Data excerpt:

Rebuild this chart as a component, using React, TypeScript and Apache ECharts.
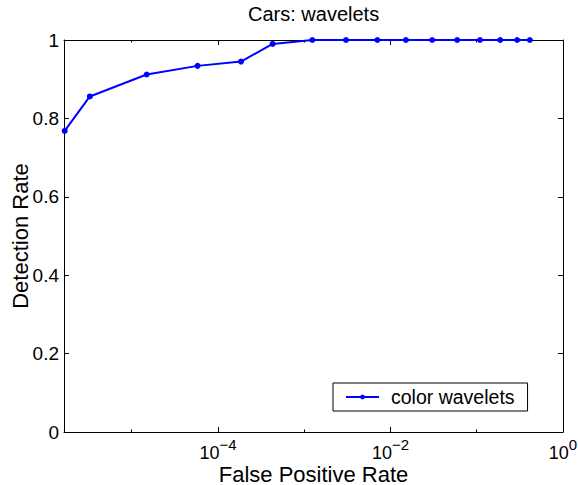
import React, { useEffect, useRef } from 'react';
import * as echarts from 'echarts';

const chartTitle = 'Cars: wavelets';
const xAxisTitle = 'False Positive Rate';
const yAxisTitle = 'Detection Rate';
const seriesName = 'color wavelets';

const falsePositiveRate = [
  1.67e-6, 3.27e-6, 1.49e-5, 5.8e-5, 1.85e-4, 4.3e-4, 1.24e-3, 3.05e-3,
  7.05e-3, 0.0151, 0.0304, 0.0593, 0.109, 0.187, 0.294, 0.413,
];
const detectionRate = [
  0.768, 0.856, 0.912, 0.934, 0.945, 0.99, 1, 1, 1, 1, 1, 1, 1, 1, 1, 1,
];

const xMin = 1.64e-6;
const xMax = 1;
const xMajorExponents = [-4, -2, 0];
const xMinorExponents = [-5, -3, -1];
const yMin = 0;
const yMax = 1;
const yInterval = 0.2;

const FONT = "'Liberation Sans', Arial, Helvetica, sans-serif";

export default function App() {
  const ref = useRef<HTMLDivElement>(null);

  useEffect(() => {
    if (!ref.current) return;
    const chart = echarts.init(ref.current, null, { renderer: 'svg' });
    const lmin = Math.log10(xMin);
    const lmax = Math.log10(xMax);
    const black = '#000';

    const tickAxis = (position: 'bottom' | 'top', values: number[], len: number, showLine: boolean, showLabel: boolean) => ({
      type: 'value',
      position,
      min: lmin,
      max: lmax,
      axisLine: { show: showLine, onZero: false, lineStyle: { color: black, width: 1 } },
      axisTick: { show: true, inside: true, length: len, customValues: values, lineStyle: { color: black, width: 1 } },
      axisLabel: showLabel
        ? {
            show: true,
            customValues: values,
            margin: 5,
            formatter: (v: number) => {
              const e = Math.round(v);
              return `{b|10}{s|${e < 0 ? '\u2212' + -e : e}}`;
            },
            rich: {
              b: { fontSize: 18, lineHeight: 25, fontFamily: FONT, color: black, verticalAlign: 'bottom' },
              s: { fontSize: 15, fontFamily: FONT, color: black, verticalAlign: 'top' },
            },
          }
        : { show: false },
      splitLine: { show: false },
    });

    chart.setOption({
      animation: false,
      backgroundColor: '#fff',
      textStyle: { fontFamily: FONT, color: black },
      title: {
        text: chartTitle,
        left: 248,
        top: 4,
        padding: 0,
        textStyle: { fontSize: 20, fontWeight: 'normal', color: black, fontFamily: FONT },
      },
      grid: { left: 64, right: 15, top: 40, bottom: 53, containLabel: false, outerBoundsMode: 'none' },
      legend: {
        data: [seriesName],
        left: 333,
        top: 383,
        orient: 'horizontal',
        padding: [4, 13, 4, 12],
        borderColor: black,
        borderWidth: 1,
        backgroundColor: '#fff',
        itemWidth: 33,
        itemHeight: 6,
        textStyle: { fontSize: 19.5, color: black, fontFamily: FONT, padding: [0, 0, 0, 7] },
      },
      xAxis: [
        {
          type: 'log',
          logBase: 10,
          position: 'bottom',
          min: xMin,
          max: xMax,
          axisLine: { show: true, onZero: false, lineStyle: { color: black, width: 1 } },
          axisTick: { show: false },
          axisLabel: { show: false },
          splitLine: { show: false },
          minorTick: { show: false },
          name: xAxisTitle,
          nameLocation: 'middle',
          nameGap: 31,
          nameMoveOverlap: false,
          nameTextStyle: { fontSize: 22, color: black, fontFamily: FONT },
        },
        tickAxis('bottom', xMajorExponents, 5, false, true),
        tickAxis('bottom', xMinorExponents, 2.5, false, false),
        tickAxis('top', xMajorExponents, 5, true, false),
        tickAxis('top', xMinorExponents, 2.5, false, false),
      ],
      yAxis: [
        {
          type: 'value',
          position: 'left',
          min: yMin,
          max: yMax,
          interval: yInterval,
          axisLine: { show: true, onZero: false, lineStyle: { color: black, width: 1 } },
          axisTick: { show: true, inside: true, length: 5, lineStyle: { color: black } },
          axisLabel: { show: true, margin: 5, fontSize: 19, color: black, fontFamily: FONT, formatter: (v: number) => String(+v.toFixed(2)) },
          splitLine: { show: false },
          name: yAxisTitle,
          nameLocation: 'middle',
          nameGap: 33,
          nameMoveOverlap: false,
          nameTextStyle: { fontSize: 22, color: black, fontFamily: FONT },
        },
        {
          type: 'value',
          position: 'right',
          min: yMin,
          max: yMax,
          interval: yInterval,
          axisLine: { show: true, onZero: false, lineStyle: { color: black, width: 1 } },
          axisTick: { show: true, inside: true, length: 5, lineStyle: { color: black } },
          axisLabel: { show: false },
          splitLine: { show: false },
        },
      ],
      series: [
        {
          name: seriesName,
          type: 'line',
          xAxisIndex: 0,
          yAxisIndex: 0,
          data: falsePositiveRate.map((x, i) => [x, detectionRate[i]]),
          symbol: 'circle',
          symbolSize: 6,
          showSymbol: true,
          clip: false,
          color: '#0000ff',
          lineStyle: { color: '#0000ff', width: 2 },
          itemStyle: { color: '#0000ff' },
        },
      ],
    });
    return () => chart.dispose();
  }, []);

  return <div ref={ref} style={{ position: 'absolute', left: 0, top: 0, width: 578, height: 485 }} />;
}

Problem to solve:
Up to and including the line with "const seriesName = 'color wavelets';", copy the data above from its first line. Skip pictures.

Correct output:
Rebuild this chart as a component, using React, TypeScript and Apache ECharts.
import React, { useEffect, useRef } from 'react';
import * as echarts from 'echarts';

const chartTitle = 'Cars: wavelets';
const xAxisTitle = 'False Positive Rate';
const yAxisTitle = 'Detection Rate';
const seriesName = 'color wavelets';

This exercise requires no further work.